== EXERCISE PROMPT ==
Carry none of the pictures over; set down the material below exactly.

== GIVEN DATA ==
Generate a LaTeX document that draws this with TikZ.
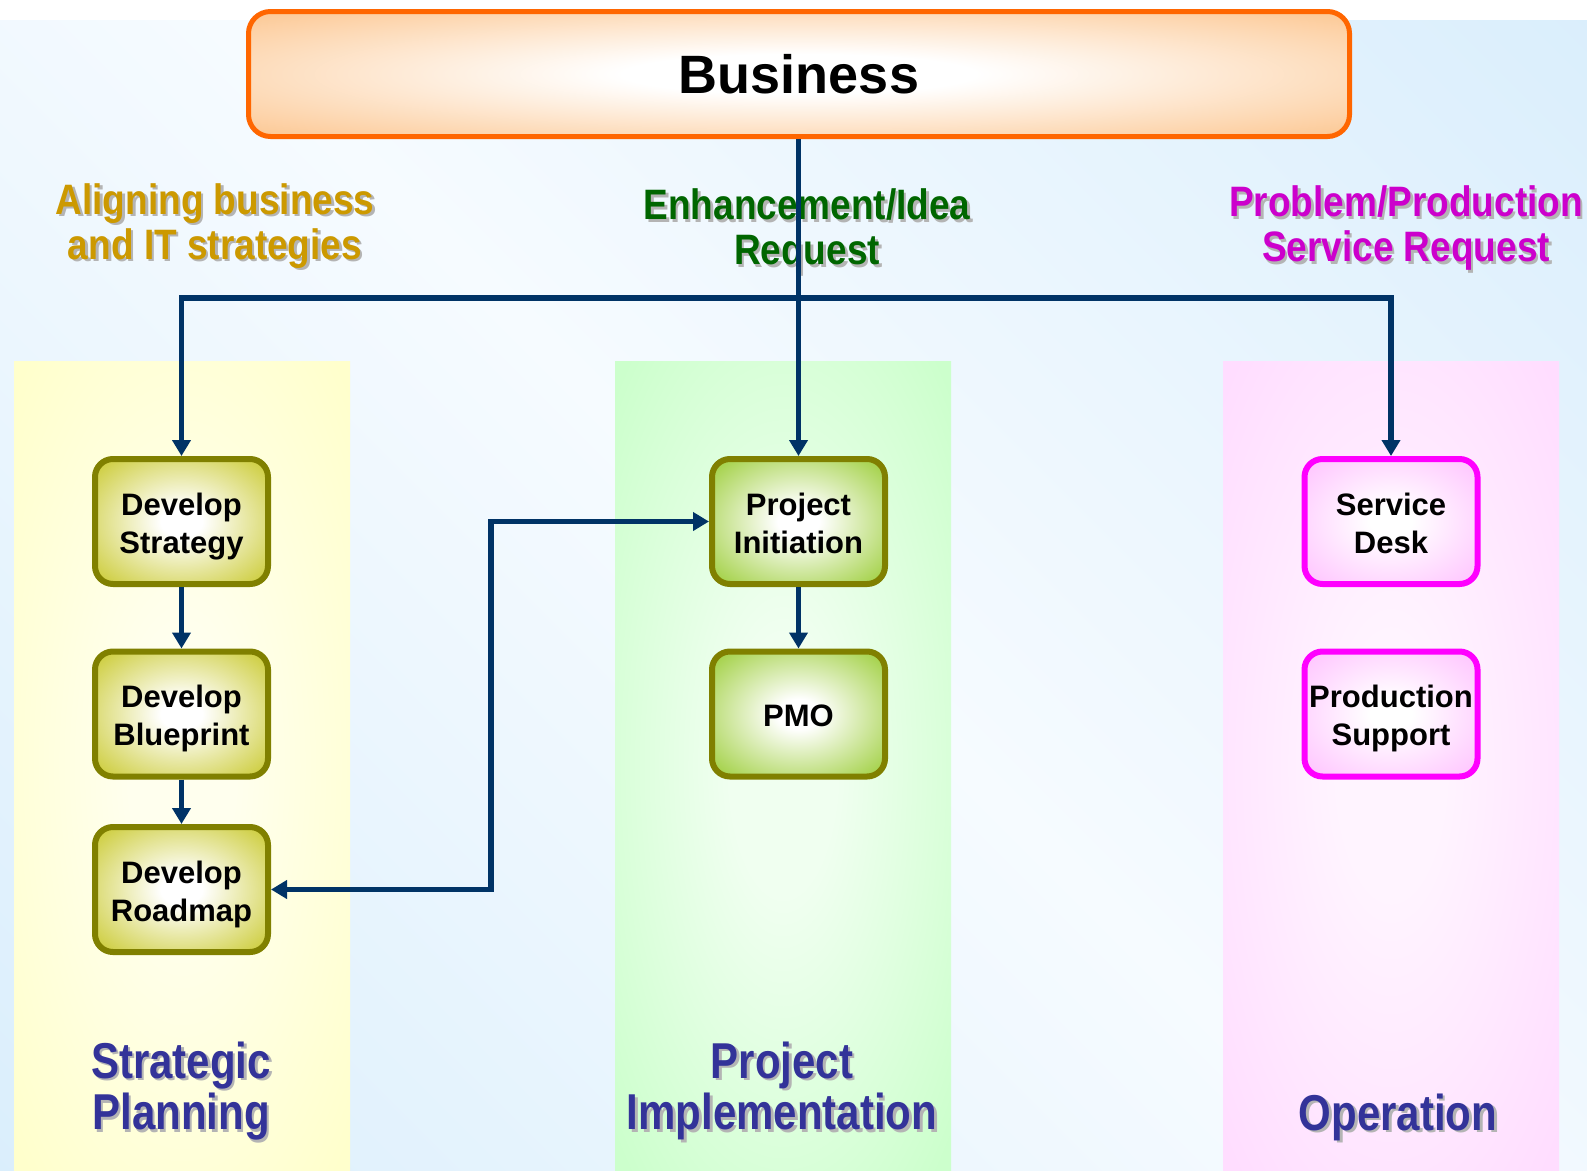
\documentclass[tikz,border=0pt]{standalone}
\usepackage{fontspec}
\setmainfont{Liberation Sans}
\usepackage{graphicx}
\usetikzlibrary{arrows.meta}
\definecolor{bgblue}{HTML}{CFE9FB}
\definecolor{bgwhite}{HTML}{F6FBFF}
\definecolor{bandY}{HTML}{FFFFCC}
\definecolor{bandYc}{HTML}{FFFFEE}
\definecolor{bandG}{HTML}{CCFFCC}
\definecolor{bandGc}{HTML}{F0FFF0}
\definecolor{bandP}{HTML}{FFDDFF}
\definecolor{bandPc}{HTML}{FFF4FF}
\definecolor{peach}{HTML}{FCC690}
\definecolor{orangeb}{HTML}{FF6600}
\definecolor{boxY}{HTML}{C8C82A}
\definecolor{boxG}{HTML}{99CC33}
\definecolor{boxP}{HTML}{FFC0FF}
\definecolor{oliveb}{HTML}{808000}
\definecolor{magb}{HTML}{FF00FF}
\definecolor{navyc}{HTML}{003366}
\definecolor{goldc}{HTML}{CC9900}
\definecolor{dgreen}{HTML}{006600}
\definecolor{magc}{HTML}{CC00CC}
\definecolor{colblue}{HTML}{333399}
\definecolor{shadowgray}{HTML}{B4B4B4}
\pgfdeclareverticalshading{bgsh}{100bp}{color(0bp)=(bgblue); color(50bp)=(bgwhite); color(100bp)=(bgblue)}
\pgfdeclareradialshading{glowY}{\pgfpoint{0bp}{0bp}}{color(0bp)=(white); color(6bp)=(white); color(36bp)=(boxY); color(71bp)=(boxY)}
\pgfdeclareradialshading{glowG}{\pgfpoint{0bp}{0bp}}{color(0bp)=(white); color(6bp)=(white); color(36bp)=(boxG); color(71bp)=(boxG)}
\pgfdeclareradialshading{glowP}{\pgfpoint{0bp}{0bp}}{color(0bp)=(white); color(6bp)=(white); color(36bp)=(boxP); color(71bp)=(boxP)}
\pgfdeclareradialshading{glowBiz}{\pgfpoint{0bp}{0bp}}{color(0bp)=(white); color(8bp)=(white); color(36bp)=(peach); color(71bp)=(peach)}
\pgfdeclareradialshading{bandshY}{\pgfpoint{0bp}{0bp}}{color(0bp)=(bandYc); color(8bp)=(bandYc); color(34bp)=(bandY); color(71bp)=(bandY)}
\pgfdeclareradialshading{bandshG}{\pgfpoint{0bp}{0bp}}{color(0bp)=(bandGc); color(8bp)=(bandGc); color(34bp)=(bandG); color(71bp)=(bandG)}
\pgfdeclareradialshading{bandshP}{\pgfpoint{0bp}{0bp}}{color(0bp)=(bandPc); color(8bp)=(bandPc); color(34bp)=(bandP); color(71bp)=(bandP)}
\newcommand{\vstrA}[1]{\scalebox{1}[1.15]{#1}}
\newcommand{\vstrB}[1]{\scalebox{1}[1.2]{#1}}
\newcommand{\twol}[2]{\rule{0pt}{30pt}\smash{#1}\\\smash{#2}\rule[-5pt]{0pt}{5pt}}
\newcommand{\onel}[1]{\rule[-5pt]{0pt}{35pt}\smash{#1}}
\newcommand{\shlabel}[5]{%
  \node[#4, text=shadowgray, xshift=2.5pt, yshift=-2.5pt] (#1s) at (#2,#3) {#5};
  \node[#4] (#1) at (#2,#3) {#5};}
\begin{document}
\begin{tikzpicture}[x=1pt, y=-1pt,
  boxbase/.style={rectangle, rounded corners=18pt, line width=6pt, minimum width=173pt, minimum height=125pt, inner sep=0pt, align=center, font=\fontsize{31}{38}\selectfont\bfseries, text=black, shade},
  ybox/.style={boxbase, draw=oliveb, shading=glowY},
  gbox/.style={boxbase, draw=oliveb, shading=glowG},
  pbox/.style={boxbase, draw=magb, shading=glowP},
  hdr/.style={font=\fontsize{37}{45}\selectfont\bfseries, align=center, inner sep=0pt},
  coll/.style={font=\fontsize{42}{51.6}\selectfont\bfseries, align=center, inner sep=0pt, text=colblue},
  conn/.style={draw=navyc, line width=5.5pt, -{Triangle[width=18pt,length=16pt]}},
  conntwo/.style={draw=navyc, line width=5.5pt, {Triangle[width=18pt,length=16pt]}-{Triangle[width=18pt,length=16pt]}}
]
\useasboundingbox (0,0) rectangle (1587,1170);
\fill[white] (0,0) rectangle (1587,1170);
\shade[shading=bgsh, shading angle=-45] (0,20) rectangle (1587,1170);
% column bands
\shade[shading=bandshY] (14,361) rectangle (350,1170);
\shade[shading=bandshG] (615,361) rectangle (951,1170);
\shade[shading=bandshP] (1223,361) rectangle (1559,1170);
% header labels
\shlabel{alig}{215}{226}{hdr, text=goldc}{\vstrA{Aligning business}\\\vstrA{and IT strategies}}
\shlabel{enh}{807}{231}{hdr, text=dgreen}{\vstrA{Enhancement/Idea}\\\vstrA{Request}}
\shlabel{prob}{1406}{228}{hdr, text=magc}{\vstrA{Problem/Production}\\\vstrA{Service Request}}
% column labels
\shlabel{strat}{181}{1091}{coll}{\vstrB{Strategic}\\\vstrB{Planning}}
\shlabel{proj}{782}{1091}{coll}{\vstrB{Project}\\\vstrB{Implementation}}
\shlabel{oper}{1398}{1117}{coll}{\vstrB{Operation}}
% business
\node[rectangle, rounded corners=22pt, line width=5pt, draw=orangeb, shade, shading=glowBiz, minimum width=1101pt, minimum height=125pt, inner sep=0pt, font=\fontsize{54}{60}\selectfont\bfseries] (biz) at (799,74) {Business};
% boxes
\node[ybox] (ds) at (181.5,521.5) {\twol{Develop}{Strategy}};
\node[ybox] (db) at (181.5,714) {\twol{Develop}{Blueprint}};
\node[ybox] (dr) at (181.5,889.5) {\twol{Develop}{Roadmap}};
\node[gbox] (pi) at (798.5,521.5) {\twol{Project}{Initiation}};
\node[gbox] (pmo) at (798.5,714) {\onel{PMO}};
\node[pbox] (sd) at (1391,521.5) {\twol{Service}{Desk}};
\node[pbox] (ps) at (1391,714) {\twol{Production}{Support}};
% connectors
\coordinate (hub) at (798.5,298);
\coordinate (bend) at (491,600);
\draw[conn] (biz.south -| pi.north) -- (pi.north);
\draw[conn] (hub) -| (ds.north);
\draw[conn] (hub) -| (sd.north);
\draw[conn] (ds.south) -- (db.north);
\draw[conn] (db.south) -- (dr.north);
\draw[conn] (pi.south) -- (pmo.north);
\draw[conntwo] (dr.east) -| (bend |- pi.west) -- (pi.west);
\end{tikzpicture}
\end{document}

== ANSWER TO THE EXERCISE ==
Generate a LaTeX document that draws this with TikZ.
\documentclass[tikz,border=0pt]{standalone}
\usepackage{fontspec}
\setmainfont{Liberation Sans}
\usepackage{graphicx}
\usetikzlibrary{arrows.meta}
\definecolor{bgblue}{HTML}{CFE9FB}
\definecolor{bgwhite}{HTML}{F6FBFF}
\definecolor{bandY}{HTML}{FFFFCC}
\definecolor{bandYc}{HTML}{FFFFEE}
\definecolor{bandG}{HTML}{CCFFCC}
\definecolor{bandGc}{HTML}{F0FFF0}
\definecolor{bandP}{HTML}{FFDDFF}
\definecolor{bandPc}{HTML}{FFF4FF}
\definecolor{peach}{HTML}{FCC690}
\definecolor{orangeb}{HTML}{FF6600}
\definecolor{boxY}{HTML}{C8C82A}
\definecolor{boxG}{HTML}{99CC33}
\definecolor{boxP}{HTML}{FFC0FF}
\definecolor{oliveb}{HTML}{808000}
\definecolor{magb}{HTML}{FF00FF}
\definecolor{navyc}{HTML}{003366}
\definecolor{goldc}{HTML}{CC9900}
\definecolor{dgreen}{HTML}{006600}
\definecolor{magc}{HTML}{CC00CC}
\definecolor{colblue}{HTML}{333399}
\definecolor{shadowgray}{HTML}{B4B4B4}
\pgfdeclareverticalshading{bgsh}{100bp}{color(0bp)=(bgblue); color(50bp)=(bgwhite); color(100bp)=(bgblue)}
\pgfdeclareradialshading{glowY}{\pgfpoint{0bp}{0bp}}{color(0bp)=(white); color(6bp)=(white); color(36bp)=(boxY); color(71bp)=(boxY)}
\pgfdeclareradialshading{glowG}{\pgfpoint{0bp}{0bp}}{color(0bp)=(white); color(6bp)=(white); color(36bp)=(boxG); color(71bp)=(boxG)}
\pgfdeclareradialshading{glowP}{\pgfpoint{0bp}{0bp}}{color(0bp)=(white); color(6bp)=(white); color(36bp)=(boxP); color(71bp)=(boxP)}
\pgfdeclareradialshading{glowBiz}{\pgfpoint{0bp}{0bp}}{color(0bp)=(white); color(8bp)=(white); color(36bp)=(peach); color(71bp)=(peach)}
\pgfdeclareradialshading{bandshY}{\pgfpoint{0bp}{0bp}}{color(0bp)=(bandYc); color(8bp)=(bandYc); color(34bp)=(bandY); color(71bp)=(bandY)}
\pgfdeclareradialshading{bandshG}{\pgfpoint{0bp}{0bp}}{color(0bp)=(bandGc); color(8bp)=(bandGc); color(34bp)=(bandG); color(71bp)=(bandG)}
\pgfdeclareradialshading{bandshP}{\pgfpoint{0bp}{0bp}}{color(0bp)=(bandPc); color(8bp)=(bandPc); color(34bp)=(bandP); color(71bp)=(bandP)}
\newcommand{\vstrA}[1]{\scalebox{1}[1.15]{#1}}
\newcommand{\vstrB}[1]{\scalebox{1}[1.2]{#1}}
\newcommand{\twol}[2]{\rule{0pt}{30pt}\smash{#1}\\\smash{#2}\rule[-5pt]{0pt}{5pt}}
\newcommand{\onel}[1]{\rule[-5pt]{0pt}{35pt}\smash{#1}}
\newcommand{\shlabel}[5]{%
  \node[#4, text=shadowgray, xshift=2.5pt, yshift=-2.5pt] (#1s) at (#2,#3) {#5};
  \node[#4] (#1) at (#2,#3) {#5};}
\begin{document}
\begin{tikzpicture}[x=1pt, y=-1pt,
  boxbase/.style={rectangle, rounded corners=18pt, line width=6pt, minimum width=173pt, minimum height=125pt, inner sep=0pt, align=center, font=\fontsize{31}{38}\selectfont\bfseries, text=black, shade},
  ybox/.style={boxbase, draw=oliveb, shading=glowY},
  gbox/.style={boxbase, draw=oliveb, shading=glowG},
  pbox/.style={boxbase, draw=magb, shading=glowP},
  hdr/.style={font=\fontsize{37}{45}\selectfont\bfseries, align=center, inner sep=0pt},
  coll/.style={font=\fontsize{42}{51.6}\selectfont\bfseries, align=center, inner sep=0pt, text=colblue},
  conn/.style={draw=navyc, line width=5.5pt, -{Triangle[width=18pt,length=16pt]}},
  conntwo/.style={draw=navyc, line width=5.5pt, {Triangle[width=18pt,length=16pt]}-{Triangle[width=18pt,length=16pt]}}
]
\useasboundingbox (0,0) rectangle (1587,1170);
\fill[white] (0,0) rectangle (1587,1170);
\shade[shading=bgsh, shading angle=-45] (0,20) rectangle (1587,1170);
% column bands
\shade[shading=bandshY] (14,361) rectangle (350,1170);
\shade[shading=bandshG] (615,361) rectangle (951,1170);
\shade[shading=bandshP] (1223,361) rectangle (1559,1170);
% header labels
\shlabel{alig}{215}{226}{hdr, text=goldc}{\vstrA{Aligning business}\\\vstrA{and IT strategies}}
\shlabel{enh}{807}{231}{hdr, text=dgreen}{\vstrA{Enhancement/Idea}\\\vstrA{Request}}
\shlabel{prob}{1406}{228}{hdr, text=magc}{\vstrA{Problem/Production}\\\vstrA{Service Request}}
% column labels
\shlabel{strat}{181}{1091}{coll}{\vstrB{Strategic}\\\vstrB{Planning}}
\shlabel{proj}{782}{1091}{coll}{\vstrB{Project}\\\vstrB{Implementation}}
\shlabel{oper}{1398}{1117}{coll}{\vstrB{Operation}}
% business
\node[rectangle, rounded corners=22pt, line width=5pt, draw=orangeb, shade, shading=glowBiz, minimum width=1101pt, minimum height=125pt, inner sep=0pt, font=\fontsize{54}{60}\selectfont\bfseries] (biz) at (799,74) {Business};
% boxes
\node[ybox] (ds) at (181.5,521.5) {\twol{Develop}{Strategy}};
\node[ybox] (db) at (181.5,714) {\twol{Develop}{Blueprint}};
\node[ybox] (dr) at (181.5,889.5) {\twol{Develop}{Roadmap}};
\node[gbox] (pi) at (798.5,521.5) {\twol{Project}{Initiation}};
\node[gbox] (pmo) at (798.5,714) {\onel{PMO}};
\node[pbox] (sd) at (1391,521.5) {\twol{Service}{Desk}};
\node[pbox] (ps) at (1391,714) {\twol{Production}{Support}};
% connectors
\coordinate (hub) at (798.5,298);
\coordinate (bend) at (491,600);
\draw[conn] (biz.south -| pi.north) -- (pi.north);
\draw[conn] (hub) -| (ds.north);
\draw[conn] (hub) -| (sd.north);
\draw[conn] (ds.south) -- (db.north);
\draw[conn] (db.south) -- (dr.north);
\draw[conn] (pi.south) -- (pmo.north);
\draw[conntwo] (dr.east) -| (bend |- pi.west) -- (pi.west);
\end{tikzpicture}
\end{document}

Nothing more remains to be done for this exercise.